> [Objective]
Write out the listing, please, but only from its first line through the line containing "const yMax = 13 + 6 / 19.077;", exactly as given and without pictures.
═════ Rows ═════
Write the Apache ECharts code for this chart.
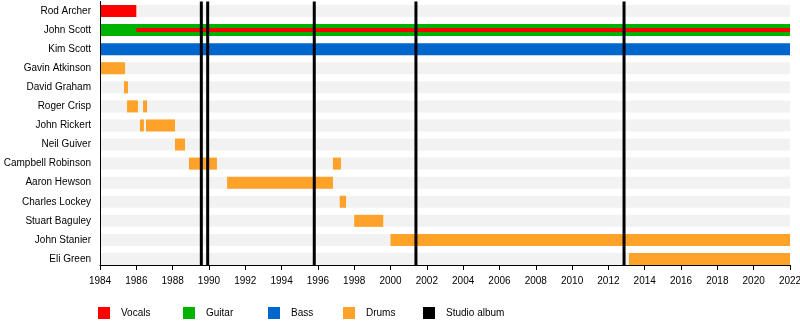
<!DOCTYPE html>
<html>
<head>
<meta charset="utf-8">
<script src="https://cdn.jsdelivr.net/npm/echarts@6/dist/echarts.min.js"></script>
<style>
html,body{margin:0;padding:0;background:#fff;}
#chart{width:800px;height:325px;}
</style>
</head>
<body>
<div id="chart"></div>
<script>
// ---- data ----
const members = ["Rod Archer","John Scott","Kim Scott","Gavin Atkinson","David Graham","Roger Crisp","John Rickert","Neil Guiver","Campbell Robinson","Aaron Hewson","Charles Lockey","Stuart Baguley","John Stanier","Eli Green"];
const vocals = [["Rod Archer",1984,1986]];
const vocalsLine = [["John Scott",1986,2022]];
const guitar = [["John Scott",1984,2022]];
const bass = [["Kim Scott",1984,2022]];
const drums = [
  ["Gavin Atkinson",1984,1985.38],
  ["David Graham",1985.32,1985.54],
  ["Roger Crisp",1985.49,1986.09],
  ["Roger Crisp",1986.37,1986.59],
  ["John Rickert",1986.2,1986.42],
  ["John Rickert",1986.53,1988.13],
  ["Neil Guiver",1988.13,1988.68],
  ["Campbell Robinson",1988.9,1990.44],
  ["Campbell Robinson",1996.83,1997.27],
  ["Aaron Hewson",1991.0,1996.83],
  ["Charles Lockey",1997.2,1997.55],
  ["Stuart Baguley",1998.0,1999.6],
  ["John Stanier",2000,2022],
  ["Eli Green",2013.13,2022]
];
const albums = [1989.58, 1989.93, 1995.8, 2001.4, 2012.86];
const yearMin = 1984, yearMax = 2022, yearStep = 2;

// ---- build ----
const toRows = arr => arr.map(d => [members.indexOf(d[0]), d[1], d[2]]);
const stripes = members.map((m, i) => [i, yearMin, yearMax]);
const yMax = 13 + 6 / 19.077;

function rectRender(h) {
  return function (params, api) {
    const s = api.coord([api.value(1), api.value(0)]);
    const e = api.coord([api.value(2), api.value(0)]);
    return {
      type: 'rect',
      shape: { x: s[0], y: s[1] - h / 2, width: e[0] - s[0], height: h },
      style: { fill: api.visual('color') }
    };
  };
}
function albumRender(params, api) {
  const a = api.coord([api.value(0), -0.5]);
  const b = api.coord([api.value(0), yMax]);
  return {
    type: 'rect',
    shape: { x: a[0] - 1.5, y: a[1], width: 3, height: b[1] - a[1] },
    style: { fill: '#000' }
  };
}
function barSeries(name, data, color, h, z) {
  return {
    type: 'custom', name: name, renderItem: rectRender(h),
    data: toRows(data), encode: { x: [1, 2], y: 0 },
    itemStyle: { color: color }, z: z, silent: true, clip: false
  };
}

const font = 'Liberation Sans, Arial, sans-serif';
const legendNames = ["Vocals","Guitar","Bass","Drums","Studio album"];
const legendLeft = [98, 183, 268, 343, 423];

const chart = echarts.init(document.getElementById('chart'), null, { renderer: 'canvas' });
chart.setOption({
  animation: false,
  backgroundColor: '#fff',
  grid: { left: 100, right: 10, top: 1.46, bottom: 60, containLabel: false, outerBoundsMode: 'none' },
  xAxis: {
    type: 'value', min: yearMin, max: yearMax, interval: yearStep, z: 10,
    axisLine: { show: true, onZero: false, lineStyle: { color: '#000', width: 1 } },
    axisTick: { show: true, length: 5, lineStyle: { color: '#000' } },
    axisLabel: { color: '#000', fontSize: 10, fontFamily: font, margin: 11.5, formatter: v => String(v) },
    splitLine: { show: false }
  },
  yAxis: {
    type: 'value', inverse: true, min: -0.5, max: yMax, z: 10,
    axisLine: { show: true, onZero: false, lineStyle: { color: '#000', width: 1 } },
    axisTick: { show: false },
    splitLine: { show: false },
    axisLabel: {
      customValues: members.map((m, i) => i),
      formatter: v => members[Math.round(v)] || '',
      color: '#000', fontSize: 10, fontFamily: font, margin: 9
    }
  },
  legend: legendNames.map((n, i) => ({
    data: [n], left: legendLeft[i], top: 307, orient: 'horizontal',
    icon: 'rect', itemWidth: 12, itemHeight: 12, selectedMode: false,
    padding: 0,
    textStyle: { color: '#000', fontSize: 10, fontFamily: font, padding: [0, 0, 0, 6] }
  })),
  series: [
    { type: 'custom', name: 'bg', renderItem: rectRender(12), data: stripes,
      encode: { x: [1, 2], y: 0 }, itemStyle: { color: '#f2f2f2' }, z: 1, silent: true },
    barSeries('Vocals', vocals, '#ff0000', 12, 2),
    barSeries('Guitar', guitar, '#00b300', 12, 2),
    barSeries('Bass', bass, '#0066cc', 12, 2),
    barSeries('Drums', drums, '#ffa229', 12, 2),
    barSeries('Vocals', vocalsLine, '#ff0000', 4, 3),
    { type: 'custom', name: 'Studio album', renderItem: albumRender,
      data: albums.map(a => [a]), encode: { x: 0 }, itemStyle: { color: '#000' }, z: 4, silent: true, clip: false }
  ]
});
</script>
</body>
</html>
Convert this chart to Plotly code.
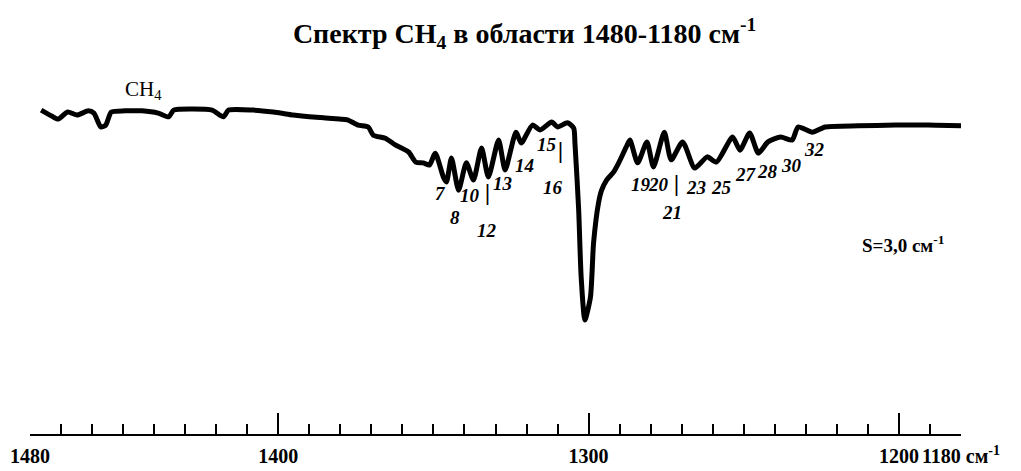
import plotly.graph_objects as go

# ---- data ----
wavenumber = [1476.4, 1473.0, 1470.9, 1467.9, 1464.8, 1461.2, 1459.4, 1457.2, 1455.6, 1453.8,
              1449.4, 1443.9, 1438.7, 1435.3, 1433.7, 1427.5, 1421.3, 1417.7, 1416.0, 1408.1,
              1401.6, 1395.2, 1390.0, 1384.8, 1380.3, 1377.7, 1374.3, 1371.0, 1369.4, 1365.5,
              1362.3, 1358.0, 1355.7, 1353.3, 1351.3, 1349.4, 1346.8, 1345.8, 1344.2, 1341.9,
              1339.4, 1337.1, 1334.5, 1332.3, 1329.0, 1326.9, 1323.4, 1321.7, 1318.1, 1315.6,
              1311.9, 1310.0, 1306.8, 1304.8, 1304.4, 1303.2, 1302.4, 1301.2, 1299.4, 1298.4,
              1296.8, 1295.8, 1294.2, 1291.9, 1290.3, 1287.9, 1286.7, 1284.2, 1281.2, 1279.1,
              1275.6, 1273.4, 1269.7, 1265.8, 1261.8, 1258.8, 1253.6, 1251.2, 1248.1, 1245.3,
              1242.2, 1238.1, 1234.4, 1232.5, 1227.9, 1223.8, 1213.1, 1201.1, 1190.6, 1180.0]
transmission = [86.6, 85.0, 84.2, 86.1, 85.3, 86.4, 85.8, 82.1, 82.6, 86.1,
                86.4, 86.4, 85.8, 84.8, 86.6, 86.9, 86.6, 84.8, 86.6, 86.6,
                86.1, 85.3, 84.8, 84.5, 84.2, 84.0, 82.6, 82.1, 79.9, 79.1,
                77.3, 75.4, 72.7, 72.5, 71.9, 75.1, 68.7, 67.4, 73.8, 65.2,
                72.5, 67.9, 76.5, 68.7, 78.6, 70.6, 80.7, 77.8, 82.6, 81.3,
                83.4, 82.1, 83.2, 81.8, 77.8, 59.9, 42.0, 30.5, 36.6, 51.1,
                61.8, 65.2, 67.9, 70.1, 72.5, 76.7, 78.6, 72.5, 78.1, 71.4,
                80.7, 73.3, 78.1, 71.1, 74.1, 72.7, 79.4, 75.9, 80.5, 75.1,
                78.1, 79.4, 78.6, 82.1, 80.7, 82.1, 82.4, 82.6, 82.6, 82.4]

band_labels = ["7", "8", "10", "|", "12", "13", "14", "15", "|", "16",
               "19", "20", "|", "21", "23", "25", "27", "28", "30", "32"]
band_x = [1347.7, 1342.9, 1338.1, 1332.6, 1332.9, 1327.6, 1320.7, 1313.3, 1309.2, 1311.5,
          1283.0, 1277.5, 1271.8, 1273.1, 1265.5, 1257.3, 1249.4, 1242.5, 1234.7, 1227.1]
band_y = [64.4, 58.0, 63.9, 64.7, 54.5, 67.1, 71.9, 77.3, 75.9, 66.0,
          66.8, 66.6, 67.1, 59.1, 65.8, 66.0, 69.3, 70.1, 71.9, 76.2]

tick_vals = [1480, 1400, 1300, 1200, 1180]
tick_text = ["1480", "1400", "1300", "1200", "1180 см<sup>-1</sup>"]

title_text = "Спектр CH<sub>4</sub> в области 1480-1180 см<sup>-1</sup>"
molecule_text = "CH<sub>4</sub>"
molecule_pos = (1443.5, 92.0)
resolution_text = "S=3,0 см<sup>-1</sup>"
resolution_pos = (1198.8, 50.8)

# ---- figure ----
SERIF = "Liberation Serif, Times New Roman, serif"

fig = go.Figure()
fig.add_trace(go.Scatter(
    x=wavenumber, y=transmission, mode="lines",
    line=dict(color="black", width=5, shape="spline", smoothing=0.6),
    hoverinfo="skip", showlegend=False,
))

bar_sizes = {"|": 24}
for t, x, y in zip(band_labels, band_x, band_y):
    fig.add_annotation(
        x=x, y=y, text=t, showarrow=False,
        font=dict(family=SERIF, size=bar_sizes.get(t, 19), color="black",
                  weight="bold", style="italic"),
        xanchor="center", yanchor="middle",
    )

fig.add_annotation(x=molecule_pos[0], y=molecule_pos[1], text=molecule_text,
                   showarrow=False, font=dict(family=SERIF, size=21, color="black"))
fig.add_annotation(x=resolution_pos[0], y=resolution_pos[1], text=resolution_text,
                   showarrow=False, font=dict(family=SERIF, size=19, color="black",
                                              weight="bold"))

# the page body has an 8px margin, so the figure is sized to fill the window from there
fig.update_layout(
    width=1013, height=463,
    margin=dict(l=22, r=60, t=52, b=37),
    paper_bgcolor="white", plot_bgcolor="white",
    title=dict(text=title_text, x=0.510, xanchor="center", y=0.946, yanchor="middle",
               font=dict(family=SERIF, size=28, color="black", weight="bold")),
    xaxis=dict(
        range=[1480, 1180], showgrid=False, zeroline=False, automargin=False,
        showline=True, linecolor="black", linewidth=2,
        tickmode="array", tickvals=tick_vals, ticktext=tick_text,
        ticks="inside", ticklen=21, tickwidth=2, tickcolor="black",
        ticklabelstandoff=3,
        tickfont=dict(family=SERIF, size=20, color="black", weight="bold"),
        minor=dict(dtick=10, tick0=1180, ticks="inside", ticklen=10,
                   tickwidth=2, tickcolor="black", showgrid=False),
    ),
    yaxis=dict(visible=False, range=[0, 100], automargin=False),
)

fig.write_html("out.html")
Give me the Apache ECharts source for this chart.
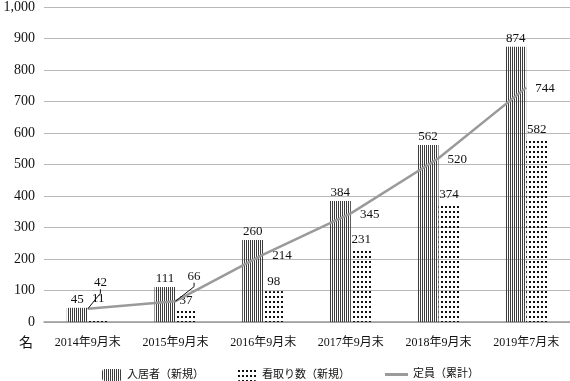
═════
> [Problem solution]
Write the Apache ECharts code for this chart.
<!DOCTYPE html>
<html>
<head>
<meta charset="utf-8">
<script src="https://cdn.jsdelivr.net/npm/echarts@6/dist/echarts.min.js"></script>
<style>
html,body{margin:0;padding:0;background:#fff;}
#chart{width:800px;height:325px;}
</style>
</head>
<body>
<div id="chart"></div>
<script>
// ---- data ----
const members = ["Rod Archer","John Scott","Kim Scott","Gavin Atkinson","David Graham","Roger Crisp","John Rickert","Neil Guiver","Campbell Robinson","Aaron Hewson","Charles Lockey","Stuart Baguley","John Stanier","Eli Green"];
const vocals = [["Rod Archer",1984,1986]];
const vocalsLine = [["John Scott",1986,2022]];
const guitar = [["John Scott",1984,2022]];
const bass = [["Kim Scott",1984,2022]];
const drums = [
  ["Gavin Atkinson",1984,1985.38],
  ["David Graham",1985.32,1985.54],
  ["Roger Crisp",1985.49,1986.09],
  ["Roger Crisp",1986.37,1986.59],
  ["John Rickert",1986.2,1986.42],
  ["John Rickert",1986.53,1988.13],
  ["Neil Guiver",1988.13,1988.68],
  ["Campbell Robinson",1988.9,1990.44],
  ["Campbell Robinson",1996.83,1997.27],
  ["Aaron Hewson",1991.0,1996.83],
  ["Charles Lockey",1997.2,1997.55],
  ["Stuart Baguley",1998.0,1999.6],
  ["John Stanier",2000,2022],
  ["Eli Green",2013.13,2022]
];
const albums = [1989.58, 1989.93, 1995.8, 2001.4, 2012.86];
const yearMin = 1984, yearMax = 2022, yearStep = 2;

// ---- build ----
const toRows = arr => arr.map(d => [members.indexOf(d[0]), d[1], d[2]]);
const stripes = members.map((m, i) => [i, yearMin, yearMax]);
const yMax = 13 + 6 / 19.077;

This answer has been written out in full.